Этот эксперимент Ведата был подхвачен при реставрации небольшой мечети Азизие в Пинарбаши
близ Кайсери, произведенной после 1903 г. и приведшей к появлению аналогичного трехпролетного крыльца, образованного широкими тюдоровскими арками; необычным для османского культового зодчества является постановка единственного минарета непосредственно над входным порталом перед барабаном, несущим скромный 6-метровый купол41.Несмотря на все попытки османских властей одновременно европеизировать Стамбул и сохранить «ориенталистский» образ центра халифата, для значительного числа европейцев столица Империи оставалась прежде всего Константинополем – не по названию, которое вполне официально использовалось до 1930 г.43
, а в память о византийском прошлом и представлении как о колыбели христианской культуры. Одним из векторов интернационального архитектурного историзма XIX в. стал неовизантийский стиль, особенно хорошо представленный в искусстве России, Греции, восточно- и южнославянских земель, но нашедший отражение и в зодчестве Германии, Австро-Венгрии, Англии, где или частично «пересекался» с неороманским стилем, или использовался в храмостроительном заказе греческих общин44.Однако характеристики, применимые к поискам корней в отечественной культуре и их архитектурному воплощению, вряд ли могут быть распространены на позднеосманский материал. Во-первых, различной была доступность источников и отношение к ним. Так, русская культура, поддавшись «обаянию Византии» и воспринимая византийское наследие как свой первоисточник, должна была изучить и переосмыслить этот источник, опираясь на результаты работы археологических миссий, и решать вопрос о степени применимости элементов византийской архитектуры к практике церковного строительства середины XIX в., прежде чем новый «стиль» получил государственное одобрение. На территории Османской империи разновременные византийские памятники оставались «на виду», причем не столько в виде археологических объектов, сколько в качестве действующих культовых сооружений, причем неважно, христианских или мусульманских. Одни здания оказались в разное время перестроены, другие – та же Св. София, – даже в качестве мечетей сохранялись практически в том же виде, в каком достались османам. Но должны ли были эти дому-сульманские памятники восприниматься османской культурой как национальные корни – на уровне не архитектурной практики, а национальной идеологии?

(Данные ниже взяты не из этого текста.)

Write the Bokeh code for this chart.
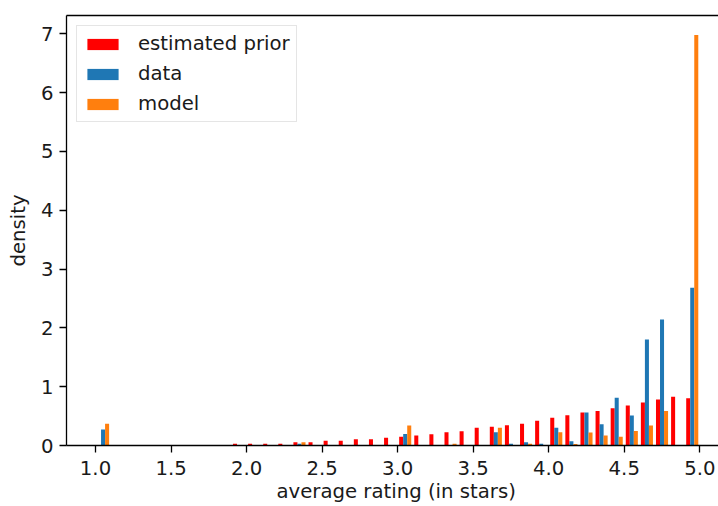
from bokeh.plotting import figure
from bokeh.models import Range1d, LinearAxis, FixedTicker, ColumnDataSource, Title
from bokeh.embed import file_html
from bokeh.resources import INLINE

# ---- data (density histograms, 40 bins of width 0.1 from 1.0 to 5.0) ----
bin_lefts = [round(1.0 + 0.1 * i, 1) for i in range(40)]

prior = [0, 0, 0, 0, 0, 0, 0, 0, 0, 0.028,
         0.028, 0.028, 0.028, 0.057, 0.057, 0.079, 0.079, 0.108, 0.108, 0.13,
         0.15, 0.17, 0.19, 0.227, 0.244, 0.30, 0.317, 0.346, 0.368, 0.42,
         0.47, 0.515, 0.56, 0.585, 0.635, 0.68, 0.73, 0.78, 0.83, 0.805]

data = [0.272, 0, 0, 0, 0, 0, 0, 0, 0, 0,
        0, 0, 0, 0.028, 0, 0, 0, 0, 0, 0,
        0.195, 0, 0, 0, 0, 0, 0.227, 0.03, 0.057, 0.03,
        0.30, 0.072, 0.56, 0.36, 0.81, 0.51, 1.80, 2.14, 0, 2.68]

model = [0.37, 0, 0, 0, 0, 0, 0, 0, 0, 0,
         0, 0, 0, 0.057, 0, 0, 0, 0, 0, 0,
         0.34, 0, 0, 0.03, 0, 0, 0.30, 0, 0.03, 0,
         0.227, 0.025, 0.22, 0.17, 0.15, 0.245, 0.34, 0.585, 0, 6.98]

series_names = ["estimated prior", "data", "model"]
series_colors = ["#ff0000", "#1f77b4", "#ff7f0e"]

x_ticks = [1.0, 1.5, 2.0, 2.5, 3.0, 3.5, 4.0, 4.5, 5.0]
x_tick_labels = ["1.0", "1.5", "2.0", "2.5", "3.0", "3.5", "4.0", "4.5", "5.0"]
y_ticks = [0, 1, 2, 3, 4, 5, 6, 7]
x_title = "average rating (in stars)"
y_title = "density"

bin_width = 0.1

FONT = "DejaVu Sans"
FS = "19.7px"
TXT = "#1a1a1a"

p = figure(width=718, height=506, output_backend="svg", toolbar_location=None,
           x_range=Range1d(0.808, 5.1238), y_range=Range1d(0, 7.31),
           min_border_left=66, min_border_right=0, min_border_top=15,
           min_border_bottom=61)
p.outline_line_color = None
p.xgrid.visible = False
p.ygrid.visible = False

bar_w = bin_width * 0.8 / 3
for k, (vals, name, col) in enumerate(zip([prior, data, model], series_names, series_colors)):
    xs = [b + bin_width * 0.1 + (k + 0.5) * bar_w for b in bin_lefts]
    src = ColumnDataSource(dict(x=xs, top=vals))
    p.vbar(x="x", top="top", bottom=0, width=bar_w, source=src,
           fill_color=col, line_color=None, legend_label=name)

for ax in (p.xaxis[0], p.yaxis[0]):
    ax.axis_line_width = 1.3
    ax.axis_line_color = "black"
    ax.major_tick_line_width = 1.3
    ax.major_tick_line_color = "black"
    ax.major_tick_out = 7
    ax.major_tick_in = 0
    ax.minor_tick_line_color = None
    ax.major_label_text_font = FONT
    ax.major_label_text_font_size = FS
    ax.major_label_text_color = TXT
    ax.axis_label_text_font = FONT
    ax.axis_label_text_font_size = FS
    ax.axis_label_text_font_style = "normal"
    ax.axis_label_text_color = TXT

p.xaxis[0].ticker = FixedTicker(ticks=x_ticks)
p.xaxis[0].major_label_overrides = {t: l for t, l in zip(x_ticks, x_tick_labels)}
p.xaxis[0].major_label_standoff = 8

# x-axis title, placed as in the original (its axes extend past the crop)
p.add_layout(Title(text=x_title, align="left", offset=210, standoff=1,
                   text_font=FONT, text_font_size=FS, text_font_style="normal",
                   text_color=TXT), "below")

p.yaxis[0].ticker = FixedTicker(ticks=y_ticks)
p.yaxis[0].major_label_standoff = 6
p.yaxis[0].axis_label = y_title
p.yaxis[0].axis_label_standoff = 8

top_axis = LinearAxis(ticker=FixedTicker(ticks=[]), axis_line_width=1.3,
                      axis_line_color="black", major_tick_out=0, major_tick_in=0,
                      minor_tick_out=0, minor_tick_in=0, major_label_standoff=0)
p.add_layout(top_axis, "above")

lg = p.legend[0]
lg.location = "top_left"
lg.margin = 10
lg.padding = 6
lg.spacing = 7
lg.glyph_width = 39
lg.glyph_height = 14
lg.label_standoff = 16
lg.label_text_font = FONT
lg.label_text_font_size = FS
lg.label_text_color = TXT
lg.border_line_color = "#cccccc"
lg.border_line_width = 1
lg.background_fill_alpha = 0.8

open("out.html", "w").write(file_html(p, INLINE))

Понятно, что и власти, и мусульманское большинство населения Империи относились к византийскому наследию с меньшим пиететом, нежели общественность России и славянских стран.
Во-вторых, неовизантийский стиль, приняв ту или иную дань уважения (от элементов декора до пространственных конструкций) европейских мастеров, только в России получил серьезную государственную поддержку, став выразителем официальной идеологии культурной преемственности по отношению к Византии. В османской архитектуре конца XIX в. европейский историзм в целом и неовизантийский стиль в частности воспринимались как оппозиция официальному заказу, ориентированному на продвижение нео-османских форм, и обзаводились «ориенталистским» или «мавританско-готическим» декором; даже греческая церковь Св. Троицы, построенная в стамбульском Бейоглу в 1880 г., «превратилась» в барочную базилику с нео готическим фасадом, двумя колокольными башнями и османским барабаном. Конфликты с Греческим королевством, панэллинская агитация среди греческих подданных Османской империи, восстания на Крите, борьба за Македонию и постоянные этнические и религиозные разногласия сделали визуализацию византийских корней, пожалуй, наименее желательным проявлением архитектурного историзма в глазах османских властей.
Однако в 1898 г. Стамбул по пути в Иерусалим посетил германский кайзер Вильгельм II45
. Через два года в память об этом визите и в честь 25-летия царствования Абдул-Хамида II османской столице был подарен «Немецкий фонтан», выполненный М. Шпитта именно в неовизантийском стиле. Установленный в историческом центре города на площади Ипподром перед мечетью Султанахмед, этот странный монарший подарок, от которого нельзя было отказаться, стал прецедентом, на который могли осторожно ссылаться строители церковных зданий (в частности, монастырских построек на Принцевых островах), и фактически легализовал архитектурное напоминание о византийском прошлом, старательно «забытом» официальной доктриной османизма.